## AIM
Would you copy out the whole listing exactly as given?

[Start of DATASET EXTRACT]

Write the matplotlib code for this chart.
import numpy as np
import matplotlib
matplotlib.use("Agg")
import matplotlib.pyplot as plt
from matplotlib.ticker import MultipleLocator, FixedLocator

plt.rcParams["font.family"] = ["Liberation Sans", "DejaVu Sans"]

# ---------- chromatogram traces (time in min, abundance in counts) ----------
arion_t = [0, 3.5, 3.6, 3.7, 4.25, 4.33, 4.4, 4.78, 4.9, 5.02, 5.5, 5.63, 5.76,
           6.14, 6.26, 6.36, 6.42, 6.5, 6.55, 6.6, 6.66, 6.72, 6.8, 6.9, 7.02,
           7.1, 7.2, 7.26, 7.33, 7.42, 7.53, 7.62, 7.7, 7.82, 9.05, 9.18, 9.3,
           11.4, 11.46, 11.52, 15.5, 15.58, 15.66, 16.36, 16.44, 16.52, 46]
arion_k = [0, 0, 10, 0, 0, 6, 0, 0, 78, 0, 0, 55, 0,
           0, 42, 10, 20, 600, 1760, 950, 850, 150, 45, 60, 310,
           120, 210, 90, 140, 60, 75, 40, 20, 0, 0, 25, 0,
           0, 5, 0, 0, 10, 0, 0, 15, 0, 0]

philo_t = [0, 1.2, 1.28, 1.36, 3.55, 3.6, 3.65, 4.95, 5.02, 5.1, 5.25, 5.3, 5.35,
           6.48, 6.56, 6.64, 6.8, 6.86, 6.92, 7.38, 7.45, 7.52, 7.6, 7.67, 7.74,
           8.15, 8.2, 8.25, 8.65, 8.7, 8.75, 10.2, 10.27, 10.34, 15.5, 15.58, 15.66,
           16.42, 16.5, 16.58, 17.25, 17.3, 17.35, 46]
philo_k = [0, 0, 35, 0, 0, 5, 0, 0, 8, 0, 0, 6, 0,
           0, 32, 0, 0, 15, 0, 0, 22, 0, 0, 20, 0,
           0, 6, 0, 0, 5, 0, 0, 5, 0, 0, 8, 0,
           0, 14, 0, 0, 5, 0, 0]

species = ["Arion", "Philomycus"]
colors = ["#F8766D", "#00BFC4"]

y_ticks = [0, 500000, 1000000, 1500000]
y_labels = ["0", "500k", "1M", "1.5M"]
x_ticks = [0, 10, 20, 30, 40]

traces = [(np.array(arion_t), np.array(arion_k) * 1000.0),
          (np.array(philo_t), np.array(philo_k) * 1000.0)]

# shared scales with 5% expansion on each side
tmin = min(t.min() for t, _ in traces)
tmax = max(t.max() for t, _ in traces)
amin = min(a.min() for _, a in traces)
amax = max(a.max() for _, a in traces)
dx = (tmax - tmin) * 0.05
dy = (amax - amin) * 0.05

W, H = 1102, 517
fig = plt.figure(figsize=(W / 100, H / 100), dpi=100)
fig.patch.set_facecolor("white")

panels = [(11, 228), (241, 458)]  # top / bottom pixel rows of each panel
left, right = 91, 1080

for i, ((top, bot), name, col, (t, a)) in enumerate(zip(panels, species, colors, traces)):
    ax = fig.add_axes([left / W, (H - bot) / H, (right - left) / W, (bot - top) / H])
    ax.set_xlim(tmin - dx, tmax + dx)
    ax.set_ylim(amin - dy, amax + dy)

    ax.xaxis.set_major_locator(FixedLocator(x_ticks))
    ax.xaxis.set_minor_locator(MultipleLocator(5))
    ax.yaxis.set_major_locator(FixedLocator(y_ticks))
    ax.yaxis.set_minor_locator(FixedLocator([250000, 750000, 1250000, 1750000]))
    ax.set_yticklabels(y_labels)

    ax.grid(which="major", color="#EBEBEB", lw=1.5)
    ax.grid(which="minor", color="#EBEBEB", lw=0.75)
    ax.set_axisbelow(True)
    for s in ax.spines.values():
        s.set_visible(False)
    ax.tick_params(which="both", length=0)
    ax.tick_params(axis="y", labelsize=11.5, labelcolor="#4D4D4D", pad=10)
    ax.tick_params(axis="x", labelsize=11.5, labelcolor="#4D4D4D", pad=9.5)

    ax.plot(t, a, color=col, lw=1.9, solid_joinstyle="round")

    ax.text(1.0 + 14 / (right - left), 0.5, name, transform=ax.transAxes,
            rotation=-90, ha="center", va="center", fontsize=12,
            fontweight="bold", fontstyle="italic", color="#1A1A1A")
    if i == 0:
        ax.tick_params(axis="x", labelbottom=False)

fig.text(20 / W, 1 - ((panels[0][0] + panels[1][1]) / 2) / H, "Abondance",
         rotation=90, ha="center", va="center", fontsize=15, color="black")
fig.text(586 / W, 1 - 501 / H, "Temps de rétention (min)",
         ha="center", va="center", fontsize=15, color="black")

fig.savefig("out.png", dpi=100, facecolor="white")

[End of DATASET EXTRACT]

## EXERCISE SOLUTION
Write the matplotlib code for this chart.
import numpy as np
import matplotlib
matplotlib.use("Agg")
import matplotlib.pyplot as plt
from matplotlib.ticker import MultipleLocator, FixedLocator

plt.rcParams["font.family"] = ["Liberation Sans", "DejaVu Sans"]

# ---------- chromatogram traces (time in min, abundance in counts) ----------
arion_t = [0, 3.5, 3.6, 3.7, 4.25, 4.33, 4.4, 4.78, 4.9, 5.02, 5.5, 5.63, 5.76,
           6.14, 6.26, 6.36, 6.42, 6.5, 6.55, 6.6, 6.66, 6.72, 6.8, 6.9, 7.02,
           7.1, 7.2, 7.26, 7.33, 7.42, 7.53, 7.62, 7.7, 7.82, 9.05, 9.18, 9.3,
           11.4, 11.46, 11.52, 15.5, 15.58, 15.66, 16.36, 16.44, 16.52, 46]
arion_k = [0, 0, 10, 0, 0, 6, 0, 0, 78, 0, 0, 55, 0,
           0, 42, 10, 20, 600, 1760, 950, 850, 150, 45, 60, 310,
           120, 210, 90, 140, 60, 75, 40, 20, 0, 0, 25, 0,
           0, 5, 0, 0, 10, 0, 0, 15, 0, 0]

philo_t = [0, 1.2, 1.28, 1.36, 3.55, 3.6, 3.65, 4.95, 5.02, 5.1, 5.25, 5.3, 5.35,
           6.48, 6.56, 6.64, 6.8, 6.86, 6.92, 7.38, 7.45, 7.52, 7.6, 7.67, 7.74,
           8.15, 8.2, 8.25, 8.65, 8.7, 8.75, 10.2, 10.27, 10.34, 15.5, 15.58, 15.66,
           16.42, 16.5, 16.58, 17.25, 17.3, 17.35, 46]
philo_k = [0, 0, 35, 0, 0, 5, 0, 0, 8, 0, 0, 6, 0,
           0, 32, 0, 0, 15, 0, 0, 22, 0, 0, 20, 0,
           0, 6, 0, 0, 5, 0, 0, 5, 0, 0, 8, 0,
           0, 14, 0, 0, 5, 0, 0]

species = ["Arion", "Philomycus"]
colors = ["#F8766D", "#00BFC4"]

y_ticks = [0, 500000, 1000000, 1500000]
y_labels = ["0", "500k", "1M", "1.5M"]
x_ticks = [0, 10, 20, 30, 40]

traces = [(np.array(arion_t), np.array(arion_k) * 1000.0),
          (np.array(philo_t), np.array(philo_k) * 1000.0)]

# shared scales with 5% expansion on each side
tmin = min(t.min() for t, _ in traces)
tmax = max(t.max() for t, _ in traces)
amin = min(a.min() for _, a in traces)
amax = max(a.max() for _, a in traces)
dx = (tmax - tmin) * 0.05
dy = (amax - amin) * 0.05

W, H = 1102, 517
fig = plt.figure(figsize=(W / 100, H / 100), dpi=100)
fig.patch.set_facecolor("white")

panels = [(11, 228), (241, 458)]  # top / bottom pixel rows of each panel
left, right = 91, 1080

for i, ((top, bot), name, col, (t, a)) in enumerate(zip(panels, species, colors, traces)):
    ax = fig.add_axes([left / W, (H - bot) / H, (right - left) / W, (bot - top) / H])
    ax.set_xlim(tmin - dx, tmax + dx)
    ax.set_ylim(amin - dy, amax + dy)

    ax.xaxis.set_major_locator(FixedLocator(x_ticks))
    ax.xaxis.set_minor_locator(MultipleLocator(5))
    ax.yaxis.set_major_locator(FixedLocator(y_ticks))
    ax.yaxis.set_minor_locator(FixedLocator([250000, 750000, 1250000, 1750000]))
    ax.set_yticklabels(y_labels)

    ax.grid(which="major", color="#EBEBEB", lw=1.5)
    ax.grid(which="minor", color="#EBEBEB", lw=0.75)
    ax.set_axisbelow(True)
    for s in ax.spines.values():
        s.set_visible(False)
    ax.tick_params(which="both", length=0)
    ax.tick_params(axis="y", labelsize=11.5, labelcolor="#4D4D4D", pad=10)
    ax.tick_params(axis="x", labelsize=11.5, labelcolor="#4D4D4D", pad=9.5)

    ax.plot(t, a, color=col, lw=1.9, solid_joinstyle="round")

    ax.text(1.0 + 14 / (right - left), 0.5, name, transform=ax.transAxes,
            rotation=-90, ha="center", va="center", fontsize=12,
            fontweight="bold", fontstyle="italic", color="#1A1A1A")
    if i == 0:
        ax.tick_params(axis="x", labelbottom=False)

fig.text(20 / W, 1 - ((panels[0][0] + panels[1][1]) / 2) / H, "Abondance",
         rotation=90, ha="center", va="center", fontsize=15, color="black")
fig.text(586 / W, 1 - 501 / H, "Temps de rétention (min)",
         ha="center", va="center", fontsize=15, color="black")

fig.savefig("out.png", dpi=100, facecolor="white")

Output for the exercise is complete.